Looking at the Light Curve II: Hints of an eclipse?
This is a follow up to my last post about looking at the light curve to see if the eclipse has started. If you haven't read it yet, please check it out first.
At right is the latest (as of this posting) data from our Quick Look file. Remember the most recent data is at the top. Again, if you look at it quickly it does seem like reports of the star are getting fainter. So let's check out a recent light curve:
Now the average line is starting to look like something real. The error bars of the 2-day bins are no longer always overlapping. Specifically, compare the last 2-day bin (at roughly 3.2 magnitudes) with the third to last 2-day bin (at roughly 3rd magnitude). So the raw data is starting to show a dip that is approaching statistical significance. Having photometric data here would be nice to confirm the visual data. But we don't have any yet. This illustrated a nice feature of visual observations - since we have so many observers and it is easier to report, we get data sooner and don't have to wait for photometric data reduction. If we didn't have any visual data, right now the light curve would look like this:
If we were going by the light curves alone we could not say the eclipse has started. That is, if we submitted this light curve to a journal by itself it would not pass the reviews of the referees. But we do have the added consideration that models based on past activity of this star predict the beginning of an eclipse right now. So when you add that to the equation then chances that this is the beginning of the eclipse make more sense.

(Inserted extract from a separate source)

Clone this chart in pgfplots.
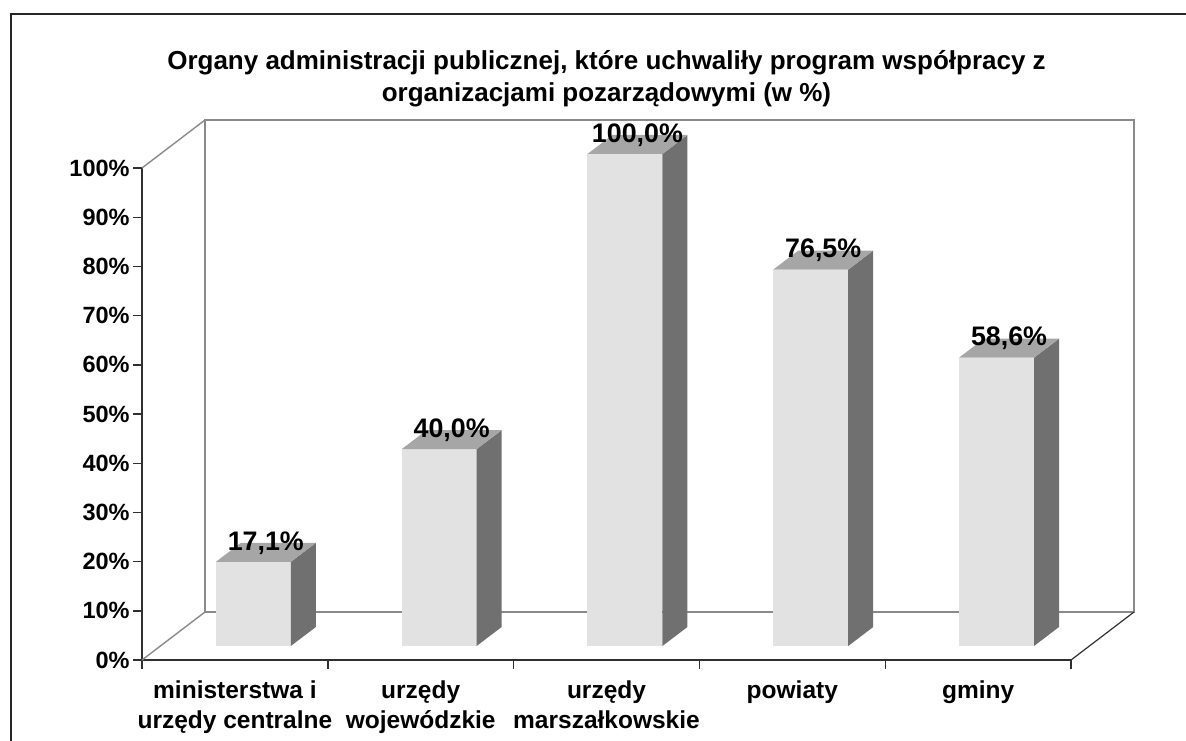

This is an important lesson about data analysis. The human eye and common sense can be your best tool. Remember to always think back to your research question and not get blinded by numbers alone. Our research question is: "has the eclipse started?" So we want to consider more than just the numbers, but also see how they fit into the big picture to make a decision.
So what do you think? Is this evidence of the start of the eclipse?
*Note: Notice the blue crosshairs on the first light curve at the top of the post. Those indicate observations made by me. I appear to be consistently on the bright end of the submitted observations. This may be a bias in my eyes, my observing strategy, my local observing conditions, etc. I am tempted to consciously correct for it in future observations but that would be bad! One should never try to correct for bias in their personal visual observations unless you are absolutely sure what the cause is and how to fix it. In other words, if I knew that I was mixing up my comparison stars that would be one thing. But I don't know what is causing this bias, so I'm going to continue to report what I see. As long as I'm consistent and honest, that will be okay. As discussed before, many statistical routines count on spreads in the data.